Some years later, Father General Acquaviva directed Diego Garcia, a priest of wide administrative experience in Peru and Mexico, to conduct a vistation of the Philippine vice-province, organize its expanded work on a sound basis, and determine along what lines further expansion should proceed. Father Garcia arrived in the Philippines in 1599.  He reported to the General that the vice-province now had five mission stations in Leyte, one in Samar and one in Bohol; and that these, together with the mission in Antipolo near Manila and the mission of Mandaue near Cebu, comprised 54,330 souls, of which 12,696 were already Christians.  One of the Leyte missionaries, Father Alonso de Humanes, had opened a boarding school for boys at Dulag.  This produced such excellent results that Garcia himself opened a similar school at Antipolo. 
THE COLLEGE OF SAN JOSE
At the College of Manila the need for boarding facilities for the students was felt even more keenly. In the opinion of the professors, unless the students were withdrawn from the numerous distractions of life in a colonial outpost, they could not be made to pay proper attention to their books.  Garcia took immediate steps to remedy the situation.   In 1601, with the full approval of the ecclesiastical and civil authorities, he founded a residential college attached to the College of Manila, and this residential college was named the College of San Jose.  It occupied a separate building in the Jesuit compound.  Here the resident scholars lived under the supervision of Jesuit prefects, though they attended classes in the College of Manila with the day scholars.
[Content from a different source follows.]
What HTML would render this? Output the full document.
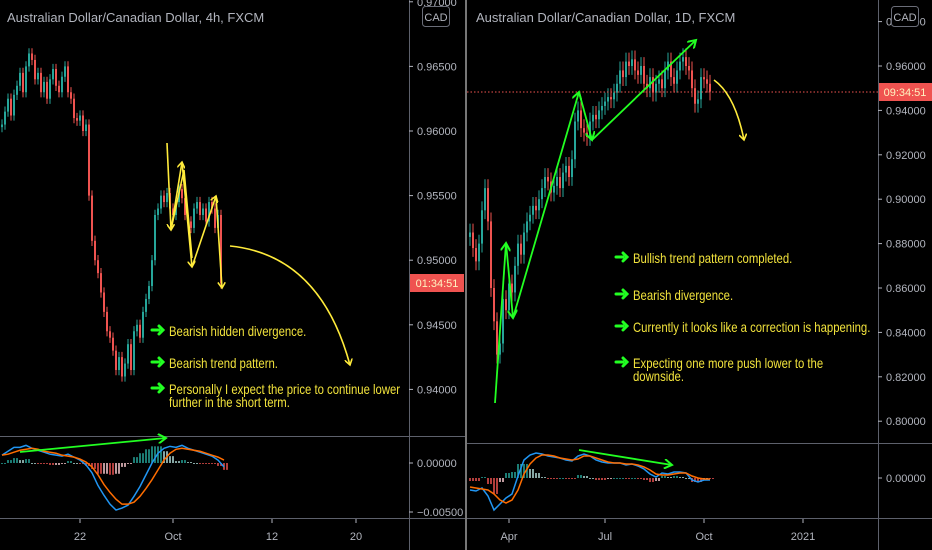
<!DOCTYPE html>
<html><head><meta charset="utf-8">
<style>
html,body{margin:0;padding:0;background:#000;}
svg{display:block;}
text{font-family:"Liberation Sans",sans-serif;}
.ax{fill:#b2b5be;font-size:11px;}
.ann{fill:#f2e33c;font-family:"Liberation Sans",sans-serif;font-size:13.5px;}
</style></head>
<body>
<svg id="chart" width="932" height="550" viewBox="0 0 932 550">
<rect x="0" y="0" width="932" height="550" fill="#000"/>
<g id="grid">
 <line x1="409.5" y1="0" x2="409.5" y2="550" stroke="#5d606b"/>
 <line x1="0" y1="436.5" x2="466" y2="436.5" stroke="#5d606b"/>
 <line x1="0" y1="518.5" x2="466" y2="518.5" stroke="#5d606b"/>
 <line x1="466" y1="0" x2="466" y2="550" stroke="#777" stroke-width="2"/>
 <line x1="878.5" y1="0" x2="878.5" y2="550" stroke="#5d606b"/>
 <line x1="467" y1="443.5" x2="932" y2="443.5" stroke="#5d606b"/>
 <line x1="467" y1="518.5" x2="932" y2="518.5" stroke="#5d606b"/>
</g>
<text x="7" y="22" fill="#b2b5be" font-size="13">Australian Dollar/Canadian Dollar, 4h, FXCM</text>
<text x="476" y="22" fill="#b2b5be" font-size="13">Australian Dollar/Canadian Dollar, 1D, FXCM</text>
<g id="lc"></g>
<g id="rc"></g>
<g id="lm"></g>
<g id="rm"></g>
<g id="laxis"></g>
<g id="raxis"></g>
<g id="taxis"></g>
<line x1="467" y1="92" x2="878" y2="92" stroke="#ef5350" stroke-dasharray="1.5,2"/>
<rect x="422.5" y="6.5" width="27" height="20" rx="3" fill="#000" stroke="#6a6d78"/>
<text x="436" y="21" class="ax" text-anchor="middle" font-size="12">CAD</text>
<rect x="891.5" y="6.5" width="27" height="20" rx="3" fill="#000" stroke="#6a6d78"/>
<text x="905" y="21" class="ax" text-anchor="middle" font-size="12">CAD</text>
<rect x="410" y="274" width="54" height="18" fill="#ef5350"/>
<text x="437" y="287" fill="#fff3c0" font-size="11" text-anchor="middle">01:34:51</text>
<rect x="879" y="83" width="53" height="18" fill="#ef5350"/>
<text x="905" y="96" fill="#fff3c0" font-size="11" text-anchor="middle">09:34:51</text>
<defs>
 <marker id="ya" markerWidth="8" markerHeight="8" refX="6" refY="4" orient="auto" markerUnits="userSpaceOnUse"><path d="M0,0 L6,4 L0,8" fill="none" stroke="#ffeb3b" stroke-width="1.6"/></marker>
 <marker id="ga" markerWidth="10" markerHeight="10" refX="8" refY="5" orient="auto" markerUnits="userSpaceOnUse"><path d="M0,0 L8,5 L0,10" fill="none" stroke="#22ff22" stroke-width="2"/></marker>
</defs>
<g fill="none" stroke="#ffeb3b" stroke-width="1.6">
 <polyline points="167,143 171,230" marker-end="url(#ya)"/>
 <polyline points="171,230 182,162" marker-end="url(#ya)"/>
 <polyline points="182,162 192,267" marker-end="url(#ya)"/>
 <polyline points="192,267 216,196" marker-end="url(#ya)"/>
 <polyline points="216,196 222,288" marker-end="url(#ya)"/>
 <polyline points="172,225 184,170 192,258"/>
 <path d="M230,246 Q320,255 350,365" marker-end="url(#ya)"/>
 <path d="M714,80 Q735,95 744,140" marker-end="url(#ya)"/>
</g>
<g fill="none" stroke="#22ff22" stroke-width="1.8">
 <polyline points="495,403 506,243" marker-end="url(#ga)"/>
 <polyline points="506,243 513,318" marker-end="url(#ga)"/>
 <polyline points="513,318 579,92" marker-end="url(#ga)"/>
 <polyline points="579,92 592,140" marker-end="url(#ga)"/>
 <polyline points="592,140 696,40" marker-end="url(#ga)"/>
 <polyline points="20,452 166,438" marker-end="url(#ga)"/>
 <polyline points="579,450 672,465" marker-end="url(#ga)"/>
</g>
<g id="notes"></g>
</svg>
<script>
// ---------- data ----------
const leftCloses = [0.9605,0.9615,0.9625,0.9612,0.9628,0.9635,0.9645,0.9630,0.9650,0.9660,
0.9655,0.9640,0.9645,0.9630,0.9638,0.9625,0.9640,0.9648,0.9635,0.9630,
0.9642,0.9650,0.9630,0.9625,0.9610,0.9608,0.9612,0.9600,0.9605,0.9550,
0.9515,0.9500,0.9490,0.9475,0.9460,0.9445,0.9440,0.9430,0.9415,0.9425,
0.9410,0.9420,0.9435,0.9415,0.9445,0.9450,0.9440,0.9460,0.9470,0.9480,
0.9500,0.9535,0.9540,0.9550,0.9545,0.9552,0.9540,0.9535,0.9545,0.9555,
0.9548,0.9535,0.9530,0.9525,0.9540,0.9545,0.9535,0.9540,0.9530,0.9545,
0.9540,0.9525,0.9535,0.9482];
const rightCloses = [0.885,0.878,0.872,0.880,0.895,0.905,0.890,0.860,0.845,0.830,
0.835,0.855,0.850,0.862,0.858,0.870,0.880,0.875,0.885,0.890,
0.893,0.897,0.895,0.900,0.905,0.910,0.908,0.903,0.906,0.910,
0.905,0.912,0.915,0.910,0.918,0.935,0.940,0.932,0.930,0.928,
0.935,0.938,0.936,0.940,0.942,0.944,0.946,0.945,0.948,0.952,
0.958,0.955,0.962,0.960,0.963,0.958,0.956,0.960,0.952,0.950,
0.955,0.948,0.952,0.954,0.950,0.958,0.962,0.955,0.952,0.958,
0.962,0.964,0.960,0.958,0.950,0.943,0.945,0.955,0.954,0.952,0.9485];
const leftMacd = [0.8,1.2,1.6,1.6,1.8,1.5,1.3,1.1,0.9,0.8,0.7,0.9,0.6,0.3,-0.2,-1.0,-2.3,-3.3,-4.2,-4.8,-4.6,-4.3,-3.4,-2.4,-1.2,0.0,1.0,1.5,1.7,1.6,1.8,1.5,1.3,1.1,0.9,0.7,0.3,-0.4];
const leftSignal = [0.8,0.9,1.1,1.3,1.4,1.5,1.4,1.2,1.1,1.0,0.8,0.7,0.6,0.4,0.1,-0.4,-1.2,-2.2,-3.0,-3.7,-4.2,-4.2,-4.0,-3.4,-2.6,-1.7,-0.7,0.3,1.0,1.4,1.5,1.4,1.3,1.2,1.0,0.8,0.6,0.3];
const rightMacd = [-1.2,-1.3,-1.0,-1.8,-3.2,-2.6,-2.0,-1.6,0.2,1.8,2.3,2.5,2.4,2.2,2.1,2.0,1.8,1.7,2.2,2.4,2.2,1.8,1.6,1.5,1.5,1.5,1.3,1.4,1.2,0.9,0.4,0.1,0.5,0.4,0.6,0.6,0.5,-0.2,-0.4,-0.2,-0.2];
const rightSignal = [-0.9,-1.0,-1.1,-1.2,-1.6,-2.2,-2.5,-2.2,-1.2,0.4,1.4,2.0,2.3,2.3,2.2,2.0,1.9,1.8,1.9,2.2,2.2,2.0,1.8,1.6,1.5,1.5,1.4,1.4,1.3,1.1,0.8,0.4,0.3,0.3,0.4,0.5,0.5,0.2,0.0,-0.1,-0.1];
const leftPriceTicks = ["0.97000","0.96500","0.96000","0.95500","0.95000","0.94500","0.94000"];
const leftPriceTickVals = [0.970,0.965,0.960,0.955,0.950,0.945,0.940];
const rightPriceTicks = ["0.98000","0.96000","0.94000","0.92000","0.90000","0.88000","0.86000","0.84000","0.82000","0.80000"];
const rightPriceTickVals = [0.98,0.96,0.94,0.92,0.90,0.88,0.86,0.84,0.82,0.80];
const leftTimeLabels = ["22","Oct","12","20"];
const leftTimeIdx = [26,57,90,118];
const rightTimeLabels = ["Apr","Jul","Oct","2021"];
const rightTimeIdx = [13,45,78,111];
const leftNotes = [["Bearish hidden divergence."],["Bearish trend pattern."],["Personally I expect the price to continue lower","further in the short term."]];
const rightNotes = [["Bullish trend pattern completed."],["Bearish divergence."],["Currently it looks like a correction is happening."],["Expecting one more push lower to the","downside."]];

// ---------- scales ----------
const NS="http://www.w3.org/2000/svg";
const lx = i => 2 + 3*i;
const ly = p => 131 + (0.960 - p)/0.005*64.6;
const rx = i => 470 + 3*i;
const ry = p => 66 + (0.96 - p)/0.02*44.4;
const lmy = v => 463 - v*9.8;
const rmy = v => 478 - v*10;
function mk(tag, attrs, parent){const e=document.createElementNS(NS,tag);for(const k in attrs)e.setAttribute(k,attrs[k]);parent.appendChild(e);return e;}

function candles(closes, xf, yf, wick, gid, name){
  const g=document.getElementById(gid);
  for(let i=0;i<closes.length;i++){
    const c=closes[i], o=i?closes[i-1]:c-wick*0.5;
    const up=c>=o, col=up?"#26a69a":"#ef5350";
    const x=xf(i);
    const w=mk("line",{x1:x,x2:x,y1:yf(Math.max(o,c)+wick),y2:yf(Math.min(o,c)-wick),stroke:col,"stroke-width":1},g);
    
    
    const top=yf(Math.max(o,c)), bot=yf(Math.min(o,c));
    const b=mk("rect",{x:x-1,y:top,width:2,height:Math.max(1,bot-top),fill:col},g);
    
    
  }
}
candles(leftCloses,lx,ly,0.0004,"lc","left-candle");
candles(rightCloses,rx,ry,0.004,"rc","right-candle");

function macd(m,s,xf,yf,gid,prefix){
  const g=document.getElementById(gid);
  for(let j=0;j<m.length;j++){
    const h=m[j]-s[j]; const x=xf(2*j);
    const prev=j?m[j-1]-s[j-1]:h;
    const col=h>=0?(h>=prev?"#26a69a":"#b2dfdb"):(h<=prev?"#ef5350":"#ffcdd2");
    for(const dx of [0,3]){
      const r=mk("line",{x1:x+dx,x2:x+dx,y1:yf(0),y2:yf(h)+(h===0?1:0),stroke:col,"stroke-width":1.5},g);
      
      
    }
  }
  const pts=a=>a.map((v,j)=>xf(2*j)+","+yf(v)).join(" ");
  const l1=mk("polyline",{points:pts(m),fill:"none",stroke:"#2196f3","stroke-width":1.5},g);
  
  
  const l2=mk("polyline",{points:pts(s),fill:"none",stroke:"#ff6d00","stroke-width":1.5},g);
  
  
}
macd(leftMacd,leftSignal,lx,lmy,"lm","left");
macd(rightMacd,rightSignal,rx,rmy,"rm","right");

function yaxis(labels,vals,yf,x0,gid){
  const g=document.getElementById(gid);
  labels.forEach((t,i)=>{
    const y=yf(vals[i]);
    const tk=mk("line",{x1:x0,x2:x0+4,y1:y,y2:y,stroke:"#b2b5be"},g);
    
    
    const e=mk("text",{x:x0+8,y:y+4,"class":"ax"},g); e.textContent=t;
    
    
  });
}
yaxis(leftPriceTicks,leftPriceTickVals,ly,409,"laxis");
yaxis(rightPriceTicks,rightPriceTickVals,ry,878,"raxis");
yaxis(["0.00000","\u22120.00500"],[0,-5],lmy,409,"laxis");
yaxis(["0.00000"],[0],rmy,878,"raxis");

const ta=document.getElementById("taxis");
function xlabels(labels,idx,xf){
  labels.forEach((t,i)=>{
    const x=xf(idx[i]);
    const tk=mk("line",{x1:x,x2:x,y1:519,y2:523,stroke:"#b2b5be"},ta);
    
    
    const e=mk("text",{x:x,y:540,"class":"ax","text-anchor":"middle"},ta); e.textContent=t;
    
    
  });
}
xlabels(leftTimeLabels,leftTimeIdx,lx);
xlabels(rightTimeLabels,rightTimeIdx,rx);

const ng=document.getElementById("notes");
function notes(list,ys,xt){
  list.forEach((lines,i)=>{
    const y=ys[i];
    const a=mk("path",{d:`M${xt-17},${y-1} h7 M${xt-10},${y-5} l4,4 l-4,4`,stroke:"#22ff22","stroke-width":3,fill:"none","stroke-linecap":"round"},ng);
    
    
    lines.forEach((ln,k)=>{
      const e=mk("text",{x:0,y:0,"class":"ann",transform:`translate(${xt},${y+5+k*13}) scale(0.84,1)`},ng); e.textContent=ln;
      
      
    });
  });
}
notes(leftNotes,[331,363,389],169);
notes(rightNotes,[258,295,327,363],633);
</script>
</body></html>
Like the College of Manila, the College of San Jose received its endowment after it had been founded, and from the same source.  Rodriguez de Figueroa, who had endowed the College of Manila, drew up a will in 1596 in which he set aside a sum of money to establish and maintain a boarding school in Manila under Jesuit auspices.  This grant was, however, conditional, for the testator wished in the first place to provide for his children, and it was only in the event that his daughter Juana should die in her minority that the endowment would actually take effect.  Juana perished in a shipwreck while being taken by her tutor to Mexico, and thus part of the Figueroa estate, consisting of a cattle ranch in Panay and properties in Mexico, became an obra pia or trust fund administered (not owned) by the Society of Jesus for the pious purpose indicated by the its donor.  This is important to bear in mind in view of the later fortunes of the College of San Jose.